> SOURCE MATERIAL
============

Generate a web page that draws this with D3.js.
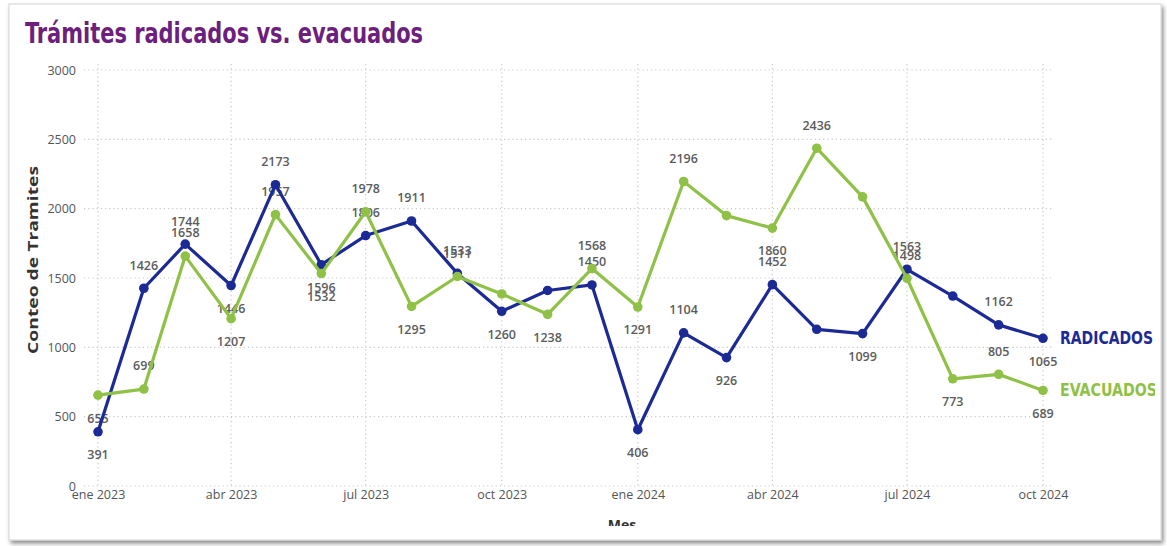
<!DOCTYPE html>
<html>
<head>
<meta charset="utf-8">
<script src="https://cdn.jsdelivr.net/npm/d3@7"></script>
<style>
  body { margin: 0; background: #fff; }
  svg { display: block; }
</style>
</head>
<body>
<div id="container"></div>
<script>
// meses ene 2023 .. oct 2024
let months = d3.range(22).map(i => new Date(2023, i, 1));

let radicados = [391, 1426, 1744, 1446, 2173, 1596, 1806, 1911, 1533, 1260, 1410, 1450,
                 406, 1104, 926, 1452, 1130, 1099, 1563, 1370, 1162, 1065];
let evacuados = [655, 699, 1658, 1207, 1957, 1532, 1978, 1295, 1511, 1385, 1238, 1568,
                 1291, 2196, 1950, 1860, 2436, 2085, 1498, 773, 805, 689];

// donde va la etiqueta de cada punto: a = arriba, b = abajo, '' = oculta
let radLabel = ['b','a','a','b','a','b','a','a','a','b','','a','b','a','b','a','','b','a','','a','b'];
let evaLabel = ['b','a','a','b','a','b','a','b','a','','b','a','b','a','','b','a','','a','b','a','b'];

let yTicks = [0, 500, 1000, 1500, 2000, 2500, 3000];
let mesNombres = ['ene','feb','mar','abr','may','jun','jul','ago','sep','oct','nov','dic'];

let blue = '#1c2a96';
let green = '#8fc146';
let narrow = '"DejaVu Sans Condensed", "DejaVu Sans", sans-serif';
let sans = '"Open Sans", "DejaVu Sans", sans-serif';

let W = 1167, H = 546;

let viz = d3.select('#container')
    .append('svg')
    .attr('width', W)
    .attr('height', H);

// tarjeta con sombra
let defs = viz.append('defs');
let filt = defs.append('filter').attr('id', 'shadow')
    .attr('x', '-5%').attr('y', '-5%').attr('width', '110%').attr('height', '115%');
filt.append('feDropShadow').attr('dx', 2).attr('dy', 3).attr('stdDeviation', 2)
    .attr('flood-color', '#000').attr('flood-opacity', 0.45);

defs.append('clipPath').attr('id', 'cardclip')
    .append('rect').attr('x', 9).attr('y', 4).attr('width', 1146).attr('height', 522);

viz.append('rect')
    .attr('x', 9).attr('y', 4)
    .attr('width', 1152).attr('height', 536)
    .attr('fill', '#fff')
    .attr('stroke', '#d4d4d4')
    .attr('filter', 'url(#shadow)');

let chart = viz.append('g').attr('clip-path', 'url(#cardclip)');

let x = d3.scaleTime()
    .domain([months[0], months[months.length - 1]])
    .range([98, 1043]);

let y = d3.scaleLinear()
    .domain([0, 3000])
    .range([486, 70]);

let xTicks = months.filter(d => d.getMonth() % 3 == 0);

// titulo
chart.append('text')
    .attr('x', 25).attr('y', 43)
    .attr('font-family', narrow)
    .attr('font-weight', 'bold')
    .attr('font-size', 28)
    .attr('textLength', 398)
    .attr('lengthAdjust', 'spacingAndGlyphs')
    .attr('fill', '#6c1f7d')
    .text('Trámites radicados vs. evacuados');

// rejilla
chart.append('g').selectAll('line').data(yTicks).enter()
    .append('line')
    .attr('x1', 84).attr('x2', 1052)
    .attr('y1', d => y(d)).attr('y2', d => y(d))
    .attr('stroke', '#c9c9c9')
    .attr('stroke-width', 1.2)
    .attr('stroke-dasharray', '1.2,3');

chart.append('g').selectAll('line').data(xTicks).enter()
    .append('line')
    .attr('x1', d => x(d)).attr('x2', d => x(d))
    .attr('y1', 64).attr('y2', 488)
    .attr('stroke', '#c9c9c9')
    .attr('stroke-width', 1.2)
    .attr('stroke-dasharray', '1.2,3');

// ejes
let yAxis = d3.axisLeft(y).tickValues(yTicks).tickSize(0).tickPadding(0)
    .tickFormat(d3.format('d'));
let yg = chart.append('g').attr('transform', 'translate(76,0)').call(yAxis);
yg.select('.domain').remove();
yg.selectAll('text')
    .attr('font-family', sans)
    .attr('font-size', 12.5)
    .attr('fill', '#555');

let xAxis = d3.axisBottom(x).tickValues(xTicks).tickSize(0).tickPadding(0)
    .tickFormat(d => mesNombres[d.getMonth()] + ' ' + d.getFullYear());
let xg = chart.append('g').attr('transform', 'translate(0,490)').call(xAxis);
xg.select('.domain').remove();
xg.selectAll('text')
    .attr('font-family', sans)
    .attr('font-size', 12.5)
    .attr('fill', '#555');

// titulos de ejes
chart.append('text')
    .attr('transform', 'translate(38,260) rotate(-90)')
    .attr('text-anchor', 'middle')
    .attr('font-family', sans)
    .attr('font-weight', 'bold')
    .attr('font-size', 14)
    .attr('textLength', 188)
    .attr('lengthAdjust', 'spacingAndGlyphs')
    .attr('fill', '#333')
    .text('Conteo de Tramites');

chart.append('text')
    .attr('x', 622).attr('y', 530)
    .attr('text-anchor', 'middle')
    .attr('font-family', sans)
    .attr('font-weight', 'bold')
    .attr('font-size', 14)
    .attr('fill', '#333')
    .text('Mes');

// series
let series = [
    { name: 'RADICADOS', values: radicados, labels: radLabel, color: blue, len: 93 },
    { name: 'EVACUADOS', values: evacuados, labels: evaLabel, color: green, len: 97 }
];

// etiquetas debajo de las lineas
series.forEach(function (s) {
    let pts = s.values.map((v, i) => ({ v: v, date: months[i], pos: s.labels[i] }))
        .filter(p => p.pos != '');
    chart.append('g').selectAll('text').data(pts).enter()
        .append('text')
        .attr('x', p => x(p.date))
        .attr('y', p => y(p.v) + (p.pos == 'a' ? -23 : 23))
        .attr('dy', '0.35em')
        .attr('text-anchor', 'middle')
        .attr('font-family', sans)
        .attr('font-weight', 600)
        .attr('font-size', 12.5)
        .attr('fill', '#5c5c5c')
        .text(p => p.v);
});

let line = d3.line()
    .x((d, i) => x(months[i]))
    .y(d => y(d));

series.forEach(function (s) {
    chart.append('path')
        .datum(s.values)
        .attr('d', line)
        .attr('fill', 'none')
        .attr('stroke', s.color)
        .attr('stroke-width', 3.2)
        .attr('stroke-linejoin', 'round');

    chart.append('g').selectAll('circle').data(s.values).enter()
        .append('circle')
        .attr('cx', (d, i) => x(months[i]))
        .attr('cy', d => y(d))
        .attr('r', 4.8)
        .attr('fill', s.color);

    let last = s.values[s.values.length - 1];
    chart.append('text')
        .attr('x', x(months[months.length - 1]) + 17)
        .attr('y', y(last) - 1)
        .attr('dy', '0.35em')
        .attr('font-family', narrow)
        .attr('font-weight', 'bold')
        .attr('font-size', 18)
        .attr('textLength', s.len)
        .attr('lengthAdjust', 'spacingAndGlyphs')
        .attr('fill', s.color)
        .text(s.name);
});
</script>
</body>
</html>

============

> SET TASK
Give again, word for word, every line from the top of the data above to the line holding "let months = d3.range(22).map(i", inclusive, with the pictures left out.

> FINAL RESULT
Generate a web page that draws this with D3.js.
<!DOCTYPE html>
<html>
<head>
<meta charset="utf-8">
<script src="https://cdn.jsdelivr.net/npm/d3@7"></script>
<style>
  body { margin: 0; background: #fff; }
  svg { display: block; }
</style>
</head>
<body>
<div id="container"></div>
<script>
// meses ene 2023 .. oct 2024
let months = d3.range(22).map(i => new Date(2023, i, 1));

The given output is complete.